I have written on a number of occasions on this blog about the importance of open justice to the rule of law, and I noticed the following report in Saturday’s Irish Times:
Media challenges McKillen’s bid for secret hearings
Property developer Paddy McKillen’s bid to keep information about his financial dealings out of the public arena during a High Court case in London is to be challenged by a number of newspapers, including The Irish Times.
And today’s RTÉ News brought more information:
Counsel for Paddy McKillen seeks confidentiality over financial information
… Mr McKillen is suing David and Frederick Barclay in a dispute over three London hotels … [and he] is attempting to stop publication of further details of his financial position, which his legal team says will allow the Barclay twins to destabilise the developer in relation to other assets. …
Updates: there’s more in the Irish Times: London court told Barclays would ‘stop at nothing’ (24 April 2012); Media challenges McKillen moves to stop disclosure (25 April 2012):
Besides a ban on the press hearing some of the case, [McKillen] also wants disclosure of some of his affairs permanently kept from the Barclays and Mr Quinlan, though available to their legal teams. The application was opposed by The Irish Times, Independent News and Media, the Guardian, the Financial Times and the London Times Newspapers.
That latter article contains a good summary of the arguments addressed by all sides to Richards J, and that summary reinforces my view that the
This claim would almost certainly fail as a matter of Irish law (In re R  IR 126,  ILRM 757 (doc| (pdf); Irish Press v Ingersoll  1 IR 176,  ILRM 747). For what it’s worth, as I understand the case, McKillen has brought a claim against the Barclays; and since he is seeking the advantages of a court action, he should accept the disadvantages too – if, from his perspective, the principle of open justice is a business disadvantage, that is the price he must be prepared to pay for seeking the benefit of the courts in the first place. It will therefore be interesting to see how this fares in the English courts after R (on the application of Guardian News and Media Ltd) v City of Westminster Magistrates’ Court  EWCA Civ 420 (03 April 2012) (which I blogged here).
6 Reply to “Themis, open justice, and business litigation”
Not only was Themis not wearing a blindfold, but she could also predict the future .. but I guess it was more convenient for the Romans if lady Justice were blind (oh, the legacy!).

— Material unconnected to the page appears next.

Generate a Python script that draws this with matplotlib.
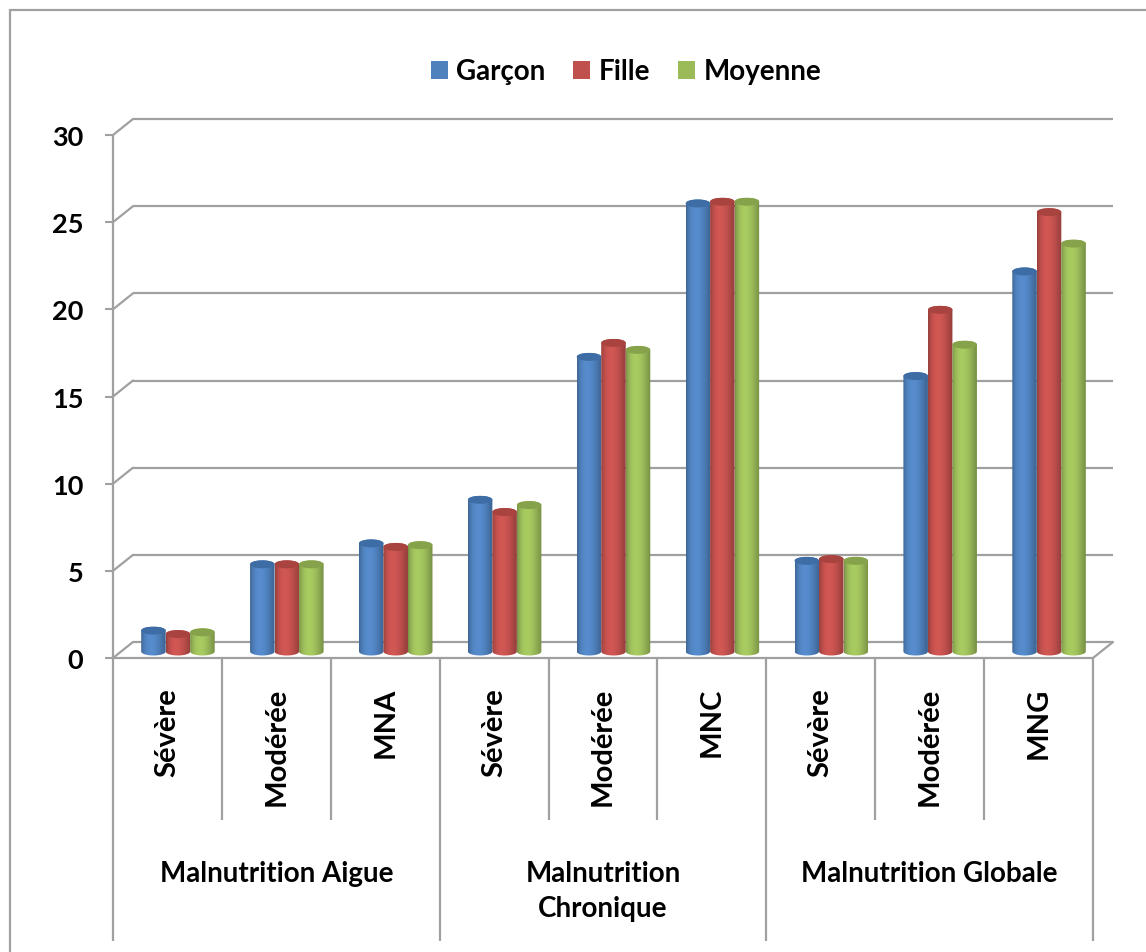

Thanks for dropping by, Clare! Themis could indeed predict the future, but she did it so obliquely, via the Oracle at Delphi, that we can now call obscure utterances ‘delphic’!
I’d agree about open justice. One of the things that helps prevent further crime, in my opinion, is the public vetting of court trials, and the results.
One the one hand I can understand to some extent the idea that we need to protect the innocent (not sure how that works with Irish Law, but at the same time we need to air dirty laundry to keep crime down.
I think you are confusing Themis for Pytheia. Themis was the first wife of Zeus, born a long time before he did (she was actually the first to hold him), always his confidant and advisor, even when he married Hera. She was the one to put an end to the Trojan war when the time was right.
Themis had a sister, Phoebe, to whom she gifted Delphi (although some writers, if my memory doesn’t escape me Homer in Odyssey too, claim she gifted it directly to her favourite great-nephew, Apollo).
The mantis in Delphi was Pytheia; Themis was never a fortune-teller, especially not of the public. Pytheia, always high on daphne leaves, used to give out “chrysmous” to the travellers and royal representatives of the enumerous ancient Greek kingdoms, usually successfully pointing out their time of doom but advising quite vaguely on a remedy – almost nobody knew what she meant until it actually happened.
PS. I cried my heart out at the muppets, which made people around me laugh twice as hard *sigh*.